DO THIS — Can you print the data exactly and leave out each image?

MATERIAL —
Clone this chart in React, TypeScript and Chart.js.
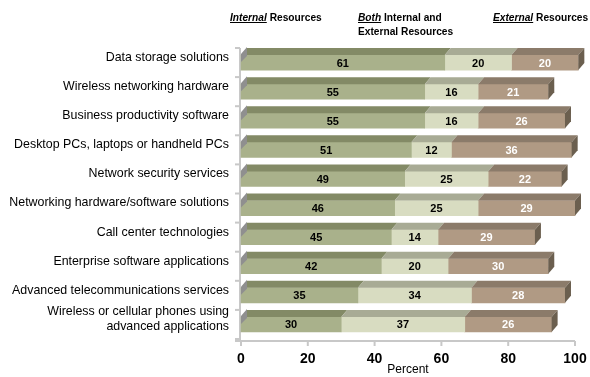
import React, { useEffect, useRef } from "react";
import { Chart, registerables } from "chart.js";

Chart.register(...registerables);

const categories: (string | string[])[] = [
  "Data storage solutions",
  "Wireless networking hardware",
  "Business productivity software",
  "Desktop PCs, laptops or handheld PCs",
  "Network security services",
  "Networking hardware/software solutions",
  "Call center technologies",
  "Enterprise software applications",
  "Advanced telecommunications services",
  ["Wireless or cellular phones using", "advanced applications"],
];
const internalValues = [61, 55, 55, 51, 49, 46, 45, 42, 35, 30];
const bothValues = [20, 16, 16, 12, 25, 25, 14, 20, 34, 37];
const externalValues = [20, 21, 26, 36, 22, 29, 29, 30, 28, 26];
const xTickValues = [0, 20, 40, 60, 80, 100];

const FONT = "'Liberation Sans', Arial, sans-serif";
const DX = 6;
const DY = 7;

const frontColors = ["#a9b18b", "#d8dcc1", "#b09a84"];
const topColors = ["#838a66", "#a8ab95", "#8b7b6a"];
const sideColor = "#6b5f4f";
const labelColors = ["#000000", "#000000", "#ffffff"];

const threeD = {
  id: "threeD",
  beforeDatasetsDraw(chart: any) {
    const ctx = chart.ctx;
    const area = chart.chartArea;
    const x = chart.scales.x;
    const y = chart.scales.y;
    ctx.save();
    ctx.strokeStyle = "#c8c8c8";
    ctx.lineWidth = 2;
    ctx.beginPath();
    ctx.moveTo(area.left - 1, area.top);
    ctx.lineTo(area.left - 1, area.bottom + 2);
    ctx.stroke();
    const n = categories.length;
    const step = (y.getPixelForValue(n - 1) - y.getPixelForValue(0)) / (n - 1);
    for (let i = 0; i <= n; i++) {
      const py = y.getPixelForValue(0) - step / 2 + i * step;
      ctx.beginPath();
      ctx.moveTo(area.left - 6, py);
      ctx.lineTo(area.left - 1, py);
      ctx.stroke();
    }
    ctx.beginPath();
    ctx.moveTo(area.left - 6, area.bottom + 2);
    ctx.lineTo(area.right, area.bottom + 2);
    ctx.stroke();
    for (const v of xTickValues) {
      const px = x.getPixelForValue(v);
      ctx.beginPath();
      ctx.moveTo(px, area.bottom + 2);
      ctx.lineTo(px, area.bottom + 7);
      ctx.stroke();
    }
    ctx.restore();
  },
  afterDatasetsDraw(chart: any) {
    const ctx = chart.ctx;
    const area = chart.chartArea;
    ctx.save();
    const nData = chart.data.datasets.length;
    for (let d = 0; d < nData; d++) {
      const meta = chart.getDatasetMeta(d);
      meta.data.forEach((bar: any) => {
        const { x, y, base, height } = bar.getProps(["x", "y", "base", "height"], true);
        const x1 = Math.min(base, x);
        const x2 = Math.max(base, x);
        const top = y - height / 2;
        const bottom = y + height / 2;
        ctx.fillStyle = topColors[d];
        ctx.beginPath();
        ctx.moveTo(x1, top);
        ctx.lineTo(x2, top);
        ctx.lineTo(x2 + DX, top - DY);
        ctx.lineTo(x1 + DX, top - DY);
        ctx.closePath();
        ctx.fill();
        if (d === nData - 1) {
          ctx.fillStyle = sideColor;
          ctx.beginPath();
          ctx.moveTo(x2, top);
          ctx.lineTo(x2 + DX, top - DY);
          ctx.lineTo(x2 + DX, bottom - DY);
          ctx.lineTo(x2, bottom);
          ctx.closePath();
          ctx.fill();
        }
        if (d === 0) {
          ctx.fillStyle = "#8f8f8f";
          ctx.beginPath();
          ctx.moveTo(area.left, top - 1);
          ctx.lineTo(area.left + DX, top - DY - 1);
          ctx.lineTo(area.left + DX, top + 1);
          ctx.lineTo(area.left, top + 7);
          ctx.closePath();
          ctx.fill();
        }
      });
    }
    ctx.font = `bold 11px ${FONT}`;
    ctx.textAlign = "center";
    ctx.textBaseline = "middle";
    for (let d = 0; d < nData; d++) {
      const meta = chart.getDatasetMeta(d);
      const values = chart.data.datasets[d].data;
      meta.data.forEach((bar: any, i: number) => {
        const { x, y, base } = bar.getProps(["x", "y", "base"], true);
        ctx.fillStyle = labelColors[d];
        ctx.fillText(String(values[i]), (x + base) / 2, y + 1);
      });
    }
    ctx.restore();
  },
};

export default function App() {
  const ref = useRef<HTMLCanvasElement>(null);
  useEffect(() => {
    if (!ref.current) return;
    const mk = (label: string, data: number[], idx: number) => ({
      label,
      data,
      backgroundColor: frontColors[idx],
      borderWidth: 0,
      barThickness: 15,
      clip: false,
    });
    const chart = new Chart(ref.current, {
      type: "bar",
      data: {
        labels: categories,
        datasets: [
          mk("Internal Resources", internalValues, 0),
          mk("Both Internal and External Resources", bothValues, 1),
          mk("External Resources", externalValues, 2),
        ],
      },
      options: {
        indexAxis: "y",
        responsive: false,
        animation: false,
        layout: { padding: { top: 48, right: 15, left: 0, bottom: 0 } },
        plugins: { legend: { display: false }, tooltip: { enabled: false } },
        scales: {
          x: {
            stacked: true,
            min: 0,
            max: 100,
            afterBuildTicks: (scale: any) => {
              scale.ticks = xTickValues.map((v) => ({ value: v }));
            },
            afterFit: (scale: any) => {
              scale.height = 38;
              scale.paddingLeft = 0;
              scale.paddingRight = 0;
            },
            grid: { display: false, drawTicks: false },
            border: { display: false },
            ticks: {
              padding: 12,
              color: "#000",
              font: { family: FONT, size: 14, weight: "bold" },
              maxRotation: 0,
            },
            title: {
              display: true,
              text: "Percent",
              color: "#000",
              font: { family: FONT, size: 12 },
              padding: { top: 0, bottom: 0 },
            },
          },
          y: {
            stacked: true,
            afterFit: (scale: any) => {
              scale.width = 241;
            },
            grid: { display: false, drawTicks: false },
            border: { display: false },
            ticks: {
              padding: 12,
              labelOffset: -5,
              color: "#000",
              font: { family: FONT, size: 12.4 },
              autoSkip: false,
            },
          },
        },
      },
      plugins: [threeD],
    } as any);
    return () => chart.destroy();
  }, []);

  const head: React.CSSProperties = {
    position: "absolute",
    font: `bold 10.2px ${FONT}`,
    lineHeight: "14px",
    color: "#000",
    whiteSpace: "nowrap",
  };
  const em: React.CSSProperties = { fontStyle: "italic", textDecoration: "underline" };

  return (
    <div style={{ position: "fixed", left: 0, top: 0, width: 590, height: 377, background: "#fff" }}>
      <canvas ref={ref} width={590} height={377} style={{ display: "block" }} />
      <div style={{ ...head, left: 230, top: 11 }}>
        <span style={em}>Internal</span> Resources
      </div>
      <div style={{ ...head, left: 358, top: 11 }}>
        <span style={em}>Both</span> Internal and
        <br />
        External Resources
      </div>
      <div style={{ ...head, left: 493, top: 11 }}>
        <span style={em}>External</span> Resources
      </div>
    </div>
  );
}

RESULT OF THE TASK —
Clone this chart in React, TypeScript and Chart.js.
import React, { useEffect, useRef } from "react";
import { Chart, registerables } from "chart.js";

Chart.register(...registerables);

const categories: (string | string[])[] = [
  "Data storage solutions",
  "Wireless networking hardware",
  "Business productivity software",
  "Desktop PCs, laptops or handheld PCs",
  "Network security services",
  "Networking hardware/software solutions",
  "Call center technologies",
  "Enterprise software applications",
  "Advanced telecommunications services",
  ["Wireless or cellular phones using", "advanced applications"],
];
const internalValues = [61, 55, 55, 51, 49, 46, 45, 42, 35, 30];
const bothValues = [20, 16, 16, 12, 25, 25, 14, 20, 34, 37];
const externalValues = [20, 21, 26, 36, 22, 29, 29, 30, 28, 26];
const xTickValues = [0, 20, 40, 60, 80, 100];

const FONT = "'Liberation Sans', Arial, sans-serif";
const DX = 6;
const DY = 7;

const frontColors = ["#a9b18b", "#d8dcc1", "#b09a84"];
const topColors = ["#838a66", "#a8ab95", "#8b7b6a"];
const sideColor = "#6b5f4f";
const labelColors = ["#000000", "#000000", "#ffffff"];

const threeD = {
  id: "threeD",
  beforeDatasetsDraw(chart: any) {
    const ctx = chart.ctx;
    const area = chart.chartArea;
    const x = chart.scales.x;
    const y = chart.scales.y;
    ctx.save();
    ctx.strokeStyle = "#c8c8c8";
    ctx.lineWidth = 2;
    ctx.beginPath();
    ctx.moveTo(area.left - 1, area.top);
    ctx.lineTo(area.left - 1, area.bottom + 2);
    ctx.stroke();
    const n = categories.length;
    const step = (y.getPixelForValue(n - 1) - y.getPixelForValue(0)) / (n - 1);
    for (let i = 0; i <= n; i++) {
      const py = y.getPixelForValue(0) - step / 2 + i * step;
      ctx.beginPath();
      ctx.moveTo(area.left - 6, py);
      ctx.lineTo(area.left - 1, py);
      ctx.stroke();
    }
    ctx.beginPath();
    ctx.moveTo(area.left - 6, area.bottom + 2);
    ctx.lineTo(area.right, area.bottom + 2);
    ctx.stroke();
    for (const v of xTickValues) {
      const px = x.getPixelForValue(v);
      ctx.beginPath();
      ctx.moveTo(px, area.bottom + 2);
      ctx.lineTo(px, area.bottom + 7);
      ctx.stroke();
    }
    ctx.restore();
  },
  afterDatasetsDraw(chart: any) {
    const ctx = chart.ctx;
    const area = chart.chartArea;
    ctx.save();
    const nData = chart.data.datasets.length;
    for (let d = 0; d < nData; d++) {
      const meta = chart.getDatasetMeta(d);
      meta.data.forEach((bar: any) => {
        const { x, y, base, height } = bar.getProps(["x", "y", "base", "height"], true);
        const x1 = Math.min(base, x);
        const x2 = Math.max(base, x);
        const top = y - height / 2;
        const bottom = y + height / 2;
        ctx.fillStyle = topColors[d];
        ctx.beginPath();
        ctx.moveTo(x1, top);
        ctx.lineTo(x2, top);
        ctx.lineTo(x2 + DX, top - DY);
        ctx.lineTo(x1 + DX, top - DY);
        ctx.closePath();
        ctx.fill();
        if (d === nData - 1) {
          ctx.fillStyle = sideColor;
          ctx.beginPath();
          ctx.moveTo(x2, top);
          ctx.lineTo(x2 + DX, top - DY);
          ctx.lineTo(x2 + DX, bottom - DY);
          ctx.lineTo(x2, bottom);
          ctx.closePath();
          ctx.fill();
        }
        if (d === 0) {
          ctx.fillStyle = "#8f8f8f";
          ctx.beginPath();
          ctx.moveTo(area.left, top - 1);
          ctx.lineTo(area.left + DX, top - DY - 1);
          ctx.lineTo(area.left + DX, top + 1);
          ctx.lineTo(area.left, top + 7);
          ctx.closePath();
          ctx.fill();
        }
      });
    }
    ctx.font = `bold 11px ${FONT}`;
    ctx.textAlign = "center";
    ctx.textBaseline = "middle";
    for (let d = 0; d < nData; d++) {
      const meta = chart.getDatasetMeta(d);
      const values = chart.data.datasets[d].data;
      meta.data.forEach((bar: any, i: number) => {
        const { x, y, base } = bar.getProps(["x", "y", "base"], true);
        ctx.fillStyle = labelColors[d];
        ctx.fillText(String(values[i]), (x + base) / 2, y + 1);
      });
    }
    ctx.restore();
  },
};

export default function App() {
  const ref = useRef<HTMLCanvasElement>(null);
  useEffect(() => {
    if (!ref.current) return;
    const mk = (label: string, data: number[], idx: number) => ({
      label,
      data,
      backgroundColor: frontColors[idx],
      borderWidth: 0,
      barThickness: 15,
      clip: false,
    });
    const chart = new Chart(ref.current, {
      type: "bar",
      data: {
        labels: categories,
        datasets: [
          mk("Internal Resources", internalValues, 0),
          mk("Both Internal and External Resources", bothValues, 1),
          mk("External Resources", externalValues, 2),
        ],
      },
      options: {
        indexAxis: "y",
        responsive: false,
        animation: false,
        layout: { padding: { top: 48, right: 15, left: 0, bottom: 0 } },
        plugins: { legend: { display: false }, tooltip: { enabled: false } },
        scales: {
          x: {
            stacked: true,
            min: 0,
            max: 100,
            afterBuildTicks: (scale: any) => {
              scale.ticks = xTickValues.map((v) => ({ value: v }));
            },
            afterFit: (scale: any) => {
              scale.height = 38;
              scale.paddingLeft = 0;
              scale.paddingRight = 0;
            },
            grid: { display: false, drawTicks: false },
            border: { display: false },
            ticks: {
              padding: 12,
              color: "#000",
              font: { family: FONT, size: 14, weight: "bold" },
              maxRotation: 0,
            },
            title: {
              display: true,
              text: "Percent",
              color: "#000",
              font: { family: FONT, size: 12 },
              padding: { top: 0, bottom: 0 },
            },
          },
          y: {
            stacked: true,
            afterFit: (scale: any) => {
              scale.width = 241;
            },
            grid: { display: false, drawTicks: false },
            border: { display: false },
            ticks: {
              padding: 12,
              labelOffset: -5,
              color: "#000",
              font: { family: FONT, size: 12.4 },
              autoSkip: false,
            },
          },
        },
      },
      plugins: [threeD],
    } as any);
    return () => chart.destroy();
  }, []);

  const head: React.CSSProperties = {
    position: "absolute",
    font: `bold 10.2px ${FONT}`,
    lineHeight: "14px",
    color: "#000",
    whiteSpace: "nowrap",
  };
  const em: React.CSSProperties = { fontStyle: "italic", textDecoration: "underline" };

  return (
    <div style={{ position: "fixed", left: 0, top: 0, width: 590, height: 377, background: "#fff" }}>
      <canvas ref={ref} width={590} height={377} style={{ display: "block" }} />
      <div style={{ ...head, left: 230, top: 11 }}>
        <span style={em}>Internal</span> Resources
      </div>
      <div style={{ ...head, left: 358, top: 11 }}>
        <span style={em}>Both</span> Internal and
        <br />
        External Resources
      </div>
      <div style={{ ...head, left: 493, top: 11 }}>
        <span style={em}>External</span> Resources
      </div>
    </div>
  );
}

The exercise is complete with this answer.